Gen Z, those born between the late 1990s up until 2010, are reconsidering what they want from their relationships and they are seeking more genuine connections when it comes to their dating lives. This is according to researchers from the University of California Davis, who say young adults are now in pursuit of meaningful relationships instead of falling into the trap of “hookup culture”.
The study published this week is the first of its kind to look at “crushes” and the time period in which young adults experience rising and falling romantic interest for partners who could, but often do not, become committed partners.
“What took us by surprise is that many of the important factors were the same things you would have seen in a committed relationship,” notes Professor Paul Eastwick, from the UC Davis department of psychology and lead author of the study.
“This supposed hookup melee actually looks a lot like people taking relationships for a test run.”
Crush vs real love
To obtain their data, researchers surveyed 208 heterosexual students about their dating habits, their various likes and dislikes, and attraction to potential partners over a seven-month period.
Participants described an average of five crushes during this stretch of time and reported about 15% of them turning into dating relationships at some point.
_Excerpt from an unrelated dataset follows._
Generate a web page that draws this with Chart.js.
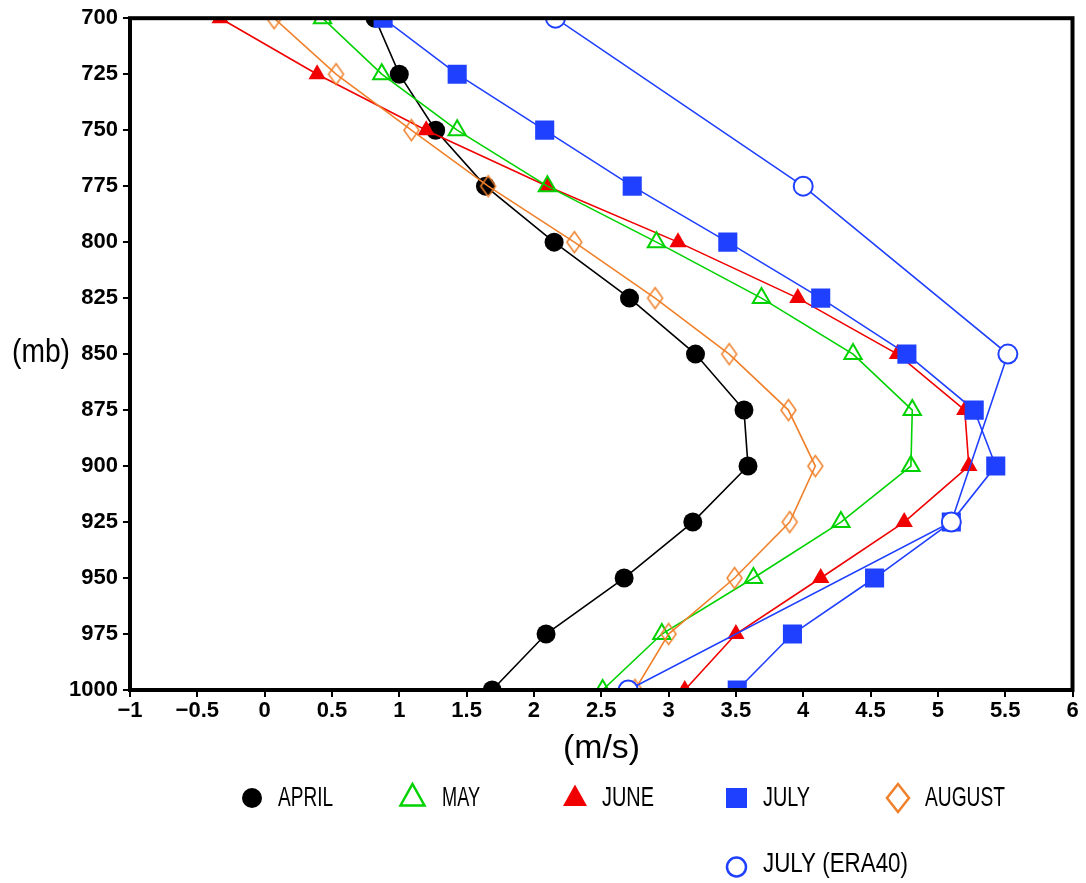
<!DOCTYPE html>
<html>
<head>
<meta charset="utf-8">
<script src="https://cdn.jsdelivr.net/npm/chart.js@4"></script>
<style>
  html, body { margin: 0; padding: 0; background: #fff; }
  #wrap { width: 1086px; height: 883px; }
</style>
</head>
<body>
<div id="wrap"><canvas id="windChart" width="1086" height="883"></canvas></div>
<script>
// pressure levels (mb) and wind speed (m/s) per month
const pressure = [700, 725, 750, 775, 800, 825, 850, 875, 900, 925, 950, 975, 1000];
const april  = [0.82, 1.00, 1.27, 1.64, 2.15, 2.71, 3.20, 3.56, 3.59, 3.18, 2.67, 2.09, 1.69];
const may    = [0.43, 0.87, 1.43, 2.10, 2.91, 3.69, 4.37, 4.81, 4.80, 4.28, 3.63, 2.95, 2.51];
const june   = [-0.33, 0.39, 1.20, 2.10, 3.07, 3.96, 4.70, 5.20, 5.23, 4.75, 4.13, 3.50, 3.12];
const july   = [0.88, 1.43, 2.08, 2.73, 3.44, 4.13, 4.77, 5.27, 5.43, 5.10, 4.53, 3.92, 3.51];
const august = [0.07, 0.53, 1.09, 1.66, 2.30, 2.90, 3.45, 3.89, 4.09, 3.90, 3.49, 3.00, 2.75];
const era40Pressure = [700, 775, 850, 925, 1000];
const julyEra40 = [2.16, 4.00, 5.52, 5.10, 2.70];
const legendLabels = ['APRIL', 'MAY', 'JUNE', 'JULY', 'AUGUST', 'JULY (ERA40)'];

const BLACK = '#000000', GREEN = '#00d200', RED = '#f00000', BLUE = '#2040ff', ORANGE = '#f0802a';

function pts(xs, ys) {
  return ys.map((p, i) => ({ x: xs[i], y: p }));
}

// tall open diamond used for August points
function makeDiamond(w, h, color, lw) {
  const c = document.createElement('canvas');
  c.width = w + 4; c.height = h + 4;
  const g = c.getContext('2d');
  const cx = c.width / 2, cy = c.height / 2;
  g.strokeStyle = color; g.lineWidth = lw;
  g.beginPath();
  g.moveTo(cx, cy - h / 2); g.lineTo(cx + w / 2, cy);
  g.lineTo(cx, cy + h / 2); g.lineTo(cx - w / 2, cy);
  g.closePath(); g.stroke();
  return c;
}
const diamond = makeDiamond(15, 21, ORANGE, 1.5);

function fitText(ctx, text, x, base, size, width) {
  ctx.font = size + 'px "Liberation Sans", sans-serif';
  const m = ctx.measureText(text).width;
  ctx.save();
  ctx.translate(x, base);
  ctx.scale(width / m, 1);
  ctx.textAlign = 'left';
  ctx.textBaseline = 'alphabetic';
  ctx.fillStyle = '#000';
  ctx.fillText(text, 0, 0);
  ctx.restore();
}

const decor = {
  id: 'decor',
  afterDatasetsDraw(chart) {
    const { ctx, chartArea: a } = chart;
    ctx.save();
    ctx.strokeStyle = '#000';
    ctx.lineWidth = 4;
    ctx.strokeRect(a.left, a.top, a.right - a.left, a.bottom - a.top);
    ctx.restore();
  },
  afterDraw(chart) {
    const ctx = chart.ctx;
    // axis titles
    fitText(ctx, '(mb)', 12, 362, 34, 58);
    fitText(ctx, '(m/s)', 563, 758, 34, 77);

    // legend markers
    ctx.save();
    ctx.fillStyle = BLACK;
    ctx.beginPath(); ctx.arc(252, 798, 10, 0, Math.PI * 2); ctx.fill();

    ctx.strokeStyle = GREEN; ctx.lineWidth = 2.5;
    ctx.beginPath(); ctx.moveTo(412.5, 784); ctx.lineTo(424.5, 805.5); ctx.lineTo(400.5, 805.5); ctx.closePath(); ctx.stroke();

    ctx.fillStyle = RED;
    ctx.beginPath(); ctx.moveTo(575, 784.5); ctx.lineTo(587, 806); ctx.lineTo(563, 806); ctx.closePath(); ctx.fill();

    ctx.fillStyle = BLUE;
    ctx.fillRect(726, 788, 21, 20);

    ctx.strokeStyle = ORANGE; ctx.lineWidth = 2.5;
    ctx.beginPath(); ctx.moveTo(898, 784); ctx.lineTo(909, 798); ctx.lineTo(898, 812); ctx.lineTo(887, 798); ctx.closePath(); ctx.stroke();

    ctx.strokeStyle = BLUE; ctx.lineWidth = 2.5;
    ctx.beginPath(); ctx.arc(736.5, 867, 9.5, 0, Math.PI * 2); ctx.stroke();
    ctx.restore();

    // legend texts
    fitText(ctx, legendLabels[0], 278, 806, 28, 55);
    fitText(ctx, legendLabels[1], 442, 806, 28, 38);
    fitText(ctx, legendLabels[2], 602, 806, 28, 52);
    fitText(ctx, legendLabels[3], 763, 806, 28, 47);
    fitText(ctx, legendLabels[4], 925, 806, 28, 80);
    fitText(ctx, legendLabels[5], 763, 872, 28, 145);
  }
};

const common = { showLine: true, borderWidth: 1.6, pointRadius: 10, pointHoverRadius: 10 };

new Chart(document.getElementById('windChart'), {
  type: 'scatter',
  data: {
    datasets: [
      { ...common, label: legendLabels[0], data: pts(april, pressure), order: 5,
        borderColor: BLACK, pointStyle: 'circle', pointRadius: 9.5,
        pointBackgroundColor: BLACK, pointBorderColor: BLACK, pointBorderWidth: 0 },
      { ...common, label: legendLabels[1], data: pts(may, pressure), order: 3,
        borderColor: GREEN, pointStyle: 'triangle', pointRadius: 10,
        pointBackgroundColor: 'rgba(0,0,0,0)', pointBorderColor: GREEN, pointBorderWidth: 2 },
      { ...common, label: legendLabels[2], data: pts(june, pressure), order: 4,
        borderColor: RED, pointStyle: 'triangle', pointRadius: 10,
        pointBackgroundColor: RED, pointBorderColor: RED, pointBorderWidth: 0 },
      { ...common, label: legendLabels[3], data: pts(july, pressure), order: 2,
        borderColor: BLUE, pointStyle: 'rect', pointRadius: 13.5,
        pointBackgroundColor: BLUE, pointBorderColor: BLUE, pointBorderWidth: 0 },
      { ...common, label: legendLabels[4], data: pts(august, pressure), order: 1,
        borderColor: ORANGE, pointStyle: diamond },
      { ...common, label: legendLabels[5], data: pts(julyEra40, era40Pressure), order: 0,
        borderColor: BLUE, pointStyle: 'circle', pointRadius: 9.5,
        pointBackgroundColor: '#ffffff', pointBorderColor: BLUE, pointBorderWidth: 2 }
    ]
  },
  options: {
    responsive: false,
    animation: false,
    layout: { padding: { top: 16, right: 12, bottom: 153, left: 0 } },
    plugins: { legend: { display: false }, tooltip: { enabled: false } },
    scales: {
      x: {
        type: 'linear', min: -1, max: 6,
        border: { display: false },
        grid: { drawOnChartArea: false, drawTicks: true, tickLength: 7, color: '#000', lineWidth: 2 },
        ticks: {
          stepSize: 0.5, autoSkip: false, maxRotation: 0, padding: 1, color: '#000',
          font: { family: '"Liberation Sans", Arial, sans-serif', size: 22, weight: 'bold' },
          callback: v => (v < 0 ? '\u2212' : '') + Math.abs(v)
        },
        afterFit: s => { s.height = 40; }
      },
      y: {
        type: 'linear', min: 700, max: 1000, reverse: true,
        border: { display: false },
        grid: { drawOnChartArea: false, drawTicks: true, tickLength: 7, color: '#000', lineWidth: 2 },
        ticks: {
          stepSize: 25, autoSkip: false, padding: 5, color: '#000',
          font: { family: '"Liberation Sans", Arial, sans-serif', size: 22, weight: 'bold' },
          callback: v => String(v)
        },
        afterFit: s => { s.width = 130; }
      }
    }
  },
  plugins: [decor]
});
</script>
</body>
</html>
They collected a total of over 7 000 reports on these potential partners.
Over the course of the study, some of the best predictors of sustained interest in a partner turned out to be markers of attachment, such as seeking out someone’s presence as much as possible, feeling distressed when separated from them, and wanting to tell them about successes. These features are traditionally considered markers of pair-bonded relationships.
“When feelings of attachment and emotional connection start to kick in, young adults seem to take it as a sign that this is a crush worth pursuing,” observes study co-author assistant professor of psychology Samantha Joel, from the Western University.
‘Beauty in the eye of the beholder’
Other factors that were known to be critical in initial impression contexts had no effect at all in the current study. Specifically physical attractiveness, the most commonly studied variable in the whole initial attraction literature, was surprisingly weak.
Participants also uploaded photographs of their crushes, and the researchers used a team of coders, who didn’t know the subjects of the photographs or anything about them, to rate how physically attractive the crushes were on a 1-10 scale. This variable turned out to be completely irrelevant to whether participants were romantically interested in the crushes.
“If we had been looking at a bar or speed-dating, a setting where you have to compete to be noticed, these coder ratings of physical attractiveness should have been exceptionally good at predicting which partners were highly desired and which ones were not,” Eastwick explains. “But that isn’t what the data revealed at all.”
According to Eastwick, these findings imply that early relationship development is a mating context in which people search for evidence of compatibility. “It isn’t about fighting to get the ‘most valuable’ partner you can,” he said. “It’s about trying to find someone who inspires both a sexual and emotional connection. That’s how young people initiate relationships.”